Wednesday, October 03, 2007

Argument Over "Making Available" in Virgin v. Thomas

We received this interesting report from one of our citizen journalists:

After Wired and Ars Technica reports left the courtroom for the afternoon the Judge and Counsel discussed the proposed jury instructions. In regards to jury instruction #14 Mr. Gabriel tried to add that "Making Available" was an infringement of plaintiffs exclusive rights. Mr Gabriel cited many cases in his verbal discussion and a 2002 letter to congress by Mary Beth Peters of the Copyright office supposedly supporting his point that current U.S. law holds "making available" for distribution as infringement. Mr. Toder did not concur with the objections and stated he would like the jury instruction to remain as it stands. Judge Davis said he would take the objection under advisement and meet counsel at 8:15 tomorrow morning to discuss any final objections and making his rulings. The closing statements will begin at 9:30 AM tomorrow morning.
This indicates to me that the judge, after reading the proposed jury instructions submitted by both sides' attorneys prior to the trial, disagreed with Mr. Gabriel's proposed instruction that "making available" would be a copyright infringement. And this evening, he gave both attorneys a copy of the instructions he was planning to give the jurors, which excluded "making available", in order to give the attorneys an opportunity to file any objections. And Mr. Gabriel objected. So now the Judge will allow further discussion tomorrow morning. But it suggests that the judge preliminarily rejected Mr. Gabriel's argument.
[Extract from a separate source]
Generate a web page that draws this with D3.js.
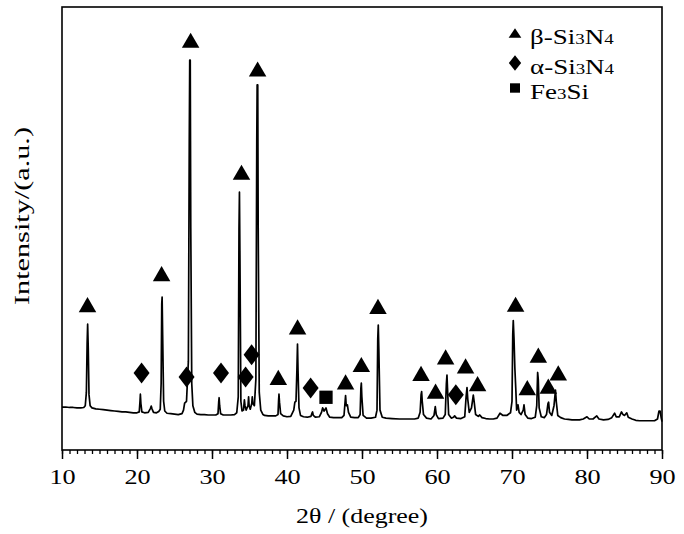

It is not surprising that Mr. Gabriel is still beating the drum for his novel "making available" argument, even though he has abandoned it in his Complaints, because it would be much easier to try to prove "making available" than it would be to try to prove copyright infringement. Unfortunately, "making available" is not a copyright infringement. It is a creation of the RIAA lawyers' imagination.

-R.B.




Keywords: digital copyright online law legal download upload peer to peer p2p file sharing filesharing music movies indie independent label freeculture creative commons pop/rock artists riaa independent mp3 cd favorite songs




2 comments:

Igor said...

Ray,

But if making available is off the table and not a single witness testified that there was any downloading or uploading (as far as I can tell from the reports) only sharing (making available) from what i can tell ripped content from her CDs...which means it shouldn't even go to the jury and summarily dismissed maybe?

Igor

MikeWas said...

Igor raises a good point. But our view of the testimony is heavily filtered, and even given what I've read, it seems that a judge could conclude that expert witness Jacosben's testimony might be enough to allow a jury to find that "downloading" had occurred. Nonetheless, if I were defense counsel I'd probably be moving for a summary dismissal as well.

Even so, the judge knows it's almost certain this will be appealed if he dismisses the case outright. If he thinks the evidence is particularly weak, he might punt to the jury since their factual findings are less likely to be disturbed on appeal than a summary dismissal. If the judge thinks the evidence can't support a verdict, he can always enter a judgment in favor of defendant anyway, but avoid the need for a retrial if reversed on appeal.